§ Requirements
Word for word, give the material below again, minus any images.

==*==

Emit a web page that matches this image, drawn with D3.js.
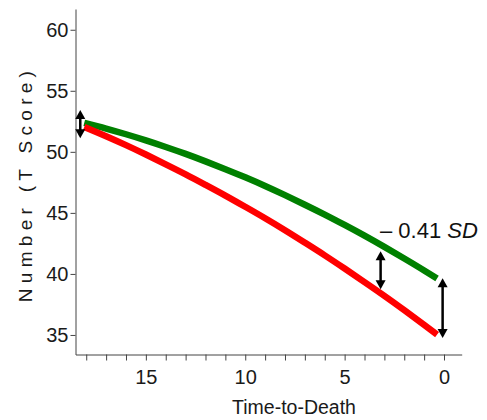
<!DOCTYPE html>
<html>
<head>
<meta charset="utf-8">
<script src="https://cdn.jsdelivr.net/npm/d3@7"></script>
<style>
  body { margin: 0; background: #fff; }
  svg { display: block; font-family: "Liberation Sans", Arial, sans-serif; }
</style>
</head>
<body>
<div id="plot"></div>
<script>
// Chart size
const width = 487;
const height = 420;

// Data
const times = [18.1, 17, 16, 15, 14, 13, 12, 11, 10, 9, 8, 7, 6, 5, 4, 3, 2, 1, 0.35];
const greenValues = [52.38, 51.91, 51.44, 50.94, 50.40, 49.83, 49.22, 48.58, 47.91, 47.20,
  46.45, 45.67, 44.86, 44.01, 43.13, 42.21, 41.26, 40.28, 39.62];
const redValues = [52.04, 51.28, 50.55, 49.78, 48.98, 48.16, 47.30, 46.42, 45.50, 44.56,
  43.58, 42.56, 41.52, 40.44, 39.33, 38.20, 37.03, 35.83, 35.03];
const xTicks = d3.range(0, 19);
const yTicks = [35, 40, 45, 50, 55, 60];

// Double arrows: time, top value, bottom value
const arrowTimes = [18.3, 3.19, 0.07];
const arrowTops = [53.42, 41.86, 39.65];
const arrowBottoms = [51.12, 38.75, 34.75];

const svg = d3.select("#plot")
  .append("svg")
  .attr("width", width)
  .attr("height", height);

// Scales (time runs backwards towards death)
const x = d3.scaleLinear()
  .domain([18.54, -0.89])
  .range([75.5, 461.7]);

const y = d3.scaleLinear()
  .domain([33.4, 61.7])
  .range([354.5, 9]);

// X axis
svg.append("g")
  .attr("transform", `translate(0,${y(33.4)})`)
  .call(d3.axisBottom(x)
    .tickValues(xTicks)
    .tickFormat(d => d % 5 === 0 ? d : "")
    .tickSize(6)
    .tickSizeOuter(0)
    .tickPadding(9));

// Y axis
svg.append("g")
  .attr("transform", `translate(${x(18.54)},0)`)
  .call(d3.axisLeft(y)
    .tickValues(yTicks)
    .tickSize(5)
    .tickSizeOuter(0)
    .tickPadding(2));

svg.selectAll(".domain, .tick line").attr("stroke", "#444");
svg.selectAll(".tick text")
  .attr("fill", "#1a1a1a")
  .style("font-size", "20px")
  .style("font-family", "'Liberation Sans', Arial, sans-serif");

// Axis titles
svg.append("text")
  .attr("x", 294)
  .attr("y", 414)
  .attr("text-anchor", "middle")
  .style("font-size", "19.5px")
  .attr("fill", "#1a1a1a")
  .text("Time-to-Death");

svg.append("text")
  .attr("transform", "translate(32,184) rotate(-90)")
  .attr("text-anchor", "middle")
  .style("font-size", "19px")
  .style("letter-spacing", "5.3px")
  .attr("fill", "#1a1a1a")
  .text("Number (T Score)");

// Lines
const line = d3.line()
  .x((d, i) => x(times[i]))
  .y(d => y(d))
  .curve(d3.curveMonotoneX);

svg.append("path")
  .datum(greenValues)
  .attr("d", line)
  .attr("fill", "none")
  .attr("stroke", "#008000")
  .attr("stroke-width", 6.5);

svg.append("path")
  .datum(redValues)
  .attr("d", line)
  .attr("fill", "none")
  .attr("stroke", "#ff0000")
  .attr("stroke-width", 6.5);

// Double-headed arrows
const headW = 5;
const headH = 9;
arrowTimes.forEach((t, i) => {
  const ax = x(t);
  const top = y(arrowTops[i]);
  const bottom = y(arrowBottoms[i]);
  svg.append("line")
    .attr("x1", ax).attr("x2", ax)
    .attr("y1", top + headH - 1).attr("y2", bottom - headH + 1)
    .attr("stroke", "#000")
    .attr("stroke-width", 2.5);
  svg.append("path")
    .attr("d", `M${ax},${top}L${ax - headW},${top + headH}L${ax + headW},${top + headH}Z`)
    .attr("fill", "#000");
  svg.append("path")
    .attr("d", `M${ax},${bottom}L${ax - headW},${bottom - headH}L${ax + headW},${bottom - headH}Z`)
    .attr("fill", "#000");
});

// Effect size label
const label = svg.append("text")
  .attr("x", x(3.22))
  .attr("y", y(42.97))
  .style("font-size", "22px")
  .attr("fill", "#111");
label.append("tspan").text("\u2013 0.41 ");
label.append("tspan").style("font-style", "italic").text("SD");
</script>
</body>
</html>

==*==

§ Answer for the task
Emit a web page that matches this image, drawn with D3.js.
<!DOCTYPE html>
<html>
<head>
<meta charset="utf-8">
<script src="https://cdn.jsdelivr.net/npm/d3@7"></script>
<style>
  body { margin: 0; background: #fff; }
  svg { display: block; font-family: "Liberation Sans", Arial, sans-serif; }
</style>
</head>
<body>
<div id="plot"></div>
<script>
// Chart size
const width = 487;
const height = 420;

// Data
const times = [18.1, 17, 16, 15, 14, 13, 12, 11, 10, 9, 8, 7, 6, 5, 4, 3, 2, 1, 0.35];
const greenValues = [52.38, 51.91, 51.44, 50.94, 50.40, 49.83, 49.22, 48.58, 47.91, 47.20,
  46.45, 45.67, 44.86, 44.01, 43.13, 42.21, 41.26, 40.28, 39.62];
const redValues = [52.04, 51.28, 50.55, 49.78, 48.98, 48.16, 47.30, 46.42, 45.50, 44.56,
  43.58, 42.56, 41.52, 40.44, 39.33, 38.20, 37.03, 35.83, 35.03];
const xTicks = d3.range(0, 19);
const yTicks = [35, 40, 45, 50, 55, 60];

// Double arrows: time, top value, bottom value
const arrowTimes = [18.3, 3.19, 0.07];
const arrowTops = [53.42, 41.86, 39.65];
const arrowBottoms = [51.12, 38.75, 34.75];

const svg = d3.select("#plot")
  .append("svg")
  .attr("width", width)
  .attr("height", height);

// Scales (time runs backwards towards death)
const x = d3.scaleLinear()
  .domain([18.54, -0.89])
  .range([75.5, 461.7]);

const y = d3.scaleLinear()
  .domain([33.4, 61.7])
  .range([354.5, 9]);

// X axis
svg.append("g")
  .attr("transform", `translate(0,${y(33.4)})`)
  .call(d3.axisBottom(x)
    .tickValues(xTicks)
    .tickFormat(d => d % 5 === 0 ? d : "")
    .tickSize(6)
    .tickSizeOuter(0)
    .tickPadding(9));

// Y axis
svg.append("g")
  .attr("transform", `translate(${x(18.54)},0)`)
  .call(d3.axisLeft(y)
    .tickValues(yTicks)
    .tickSize(5)
    .tickSizeOuter(0)
    .tickPadding(2));

svg.selectAll(".domain, .tick line").attr("stroke", "#444");
svg.selectAll(".tick text")
  .attr("fill", "#1a1a1a")
  .style("font-size", "20px")
  .style("font-family", "'Liberation Sans', Arial, sans-serif");

// Axis titles
svg.append("text")
  .attr("x", 294)
  .attr("y", 414)
  .attr("text-anchor", "middle")
  .style("font-size", "19.5px")
  .attr("fill", "#1a1a1a")
  .text("Time-to-Death");

svg.append("text")
  .attr("transform", "translate(32,184) rotate(-90)")
  .attr("text-anchor", "middle")
  .style("font-size", "19px")
  .style("letter-spacing", "5.3px")
  .attr("fill", "#1a1a1a")
  .text("Number (T Score)");

// Lines
const line = d3.line()
  .x((d, i) => x(times[i]))
  .y(d => y(d))
  .curve(d3.curveMonotoneX);

svg.append("path")
  .datum(greenValues)
  .attr("d", line)
  .attr("fill", "none")
  .attr("stroke", "#008000")
  .attr("stroke-width", 6.5);

svg.append("path")
  .datum(redValues)
  .attr("d", line)
  .attr("fill", "none")
  .attr("stroke", "#ff0000")
  .attr("stroke-width", 6.5);

// Double-headed arrows
const headW = 5;
const headH = 9;
arrowTimes.forEach((t, i) => {
  const ax = x(t);
  const top = y(arrowTops[i]);
  const bottom = y(arrowBottoms[i]);
  svg.append("line")
    .attr("x1", ax).attr("x2", ax)
    .attr("y1", top + headH - 1).attr("y2", bottom - headH + 1)
    .attr("stroke", "#000")
    .attr("stroke-width", 2.5);
  svg.append("path")
    .attr("d", `M${ax},${top}L${ax - headW},${top + headH}L${ax + headW},${top + headH}Z`)
    .attr("fill", "#000");
  svg.append("path")
    .attr("d", `M${ax},${bottom}L${ax - headW},${bottom - headH}L${ax + headW},${bottom - headH}Z`)
    .attr("fill", "#000");
});

// Effect size label
const label = svg.append("text")
  .attr("x", x(3.22))
  .attr("y", y(42.97))
  .style("font-size", "22px")
  .attr("fill", "#111");
label.append("tspan").text("\u2013 0.41 ");
label.append("tspan").style("font-style", "italic").text("SD");
</script>
</body>
</html>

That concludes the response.